Trump has long denied Daniels' allegation of a 2006 affair, and his team has cast the funds given to her as an extortion payment.
Politics also hover over the two cases. Trump and Republicans have assailed Bragg as a Democrat abusing his authority to go after a political enemy. In the Edwards case, some Democrats questioned whether George Holding, a Bush-appointed U.S. attorney who later ran for Congress as a Republican, was acting out of his own political ambition.
And both cases involve star witnesses whose credibility has been questioned.
In Edwards' case, it was his former aide Andrew Young who took the stand under a grant of immunity to testify against him. The defense cross-examination painted Young as an inconsistent witness.
In Trump's case, it is Cohen. Cohen pleaded guilty to campaign finance violations and other crimes, including lying to Congress, for his role in orchestrating the payment to Daniels.
He told ABC News he is ready to testify against Trump, should there be an indictment. But Trump and his allies, including attorney Robert Costello, have sought to undermine his credibility.

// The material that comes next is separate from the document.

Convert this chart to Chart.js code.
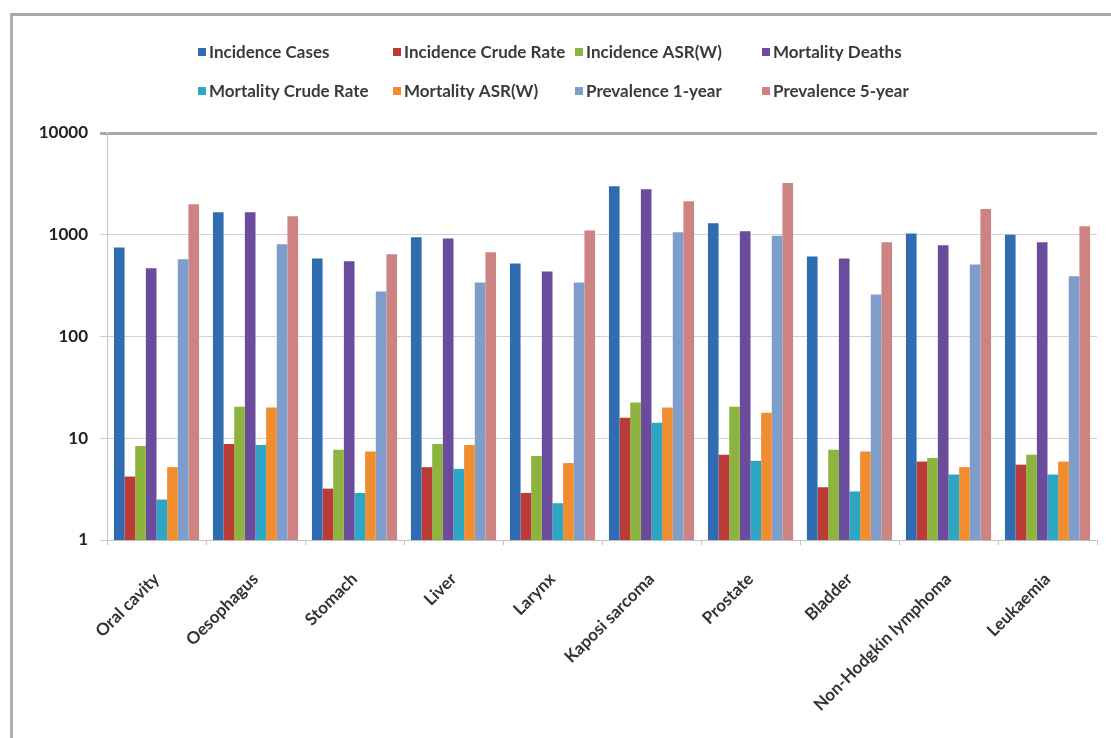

"Just like the cross-examination of Andrew Young was pivotal in the John Edwards case, it looks like no matter what charges are brought, the cross examinations of Michael Cohen and Stormy Daniels, if she testifies, will be pivotal," Friedland said.
There are also differences between the two cases, observers noted, with one of the most notable being the timeline of the payments.
The payments to Edwards' mistress began in 2007 and continued after he suspended his campaign, while Daniels received a one-time payment just before the 2016 election.
"It's really hard to believe that the primary motivation wasn't to prevent it from coming out and affecting the presidential election," Brett Kappel, a campaign finance law specialist, said of the payment to Daniels.
Another key contrast is that the Edwards case played out at the federal level, while Trump is being investigating at the state level.
What the Edwards case could mean for Trump
While it remains to be seen what charges and evidence Bragg may bring forward, the Edwards case showed even trials dominated by sordid details involving a high-profile politician ultimately hinge on the legal intricacies involved.
It also left the remaining question of whether hush money can amount to a campaign contribution.
Friedland noted that alleging a campaign finance rules violation was a "novel" approach to bringing criminal charges in Edwards' case, and that it remains so today.
"It isn't a well-established violation of criminal law," he said.
Despite no conviction in the Edwards case, the revelation of the affair and hush payments promptly ended his political career. What would the impact be on Trump, who has already weathered several scandals?
"Certainly, all the things that have happened to him up to this point, including impeachment twice, has not dampened the ardor of his supporters," said Stanley Brand, an election law expert. "And I don't know that a New York prosecution on something that is essentially to begin with a misdemeanor is going to do that, either."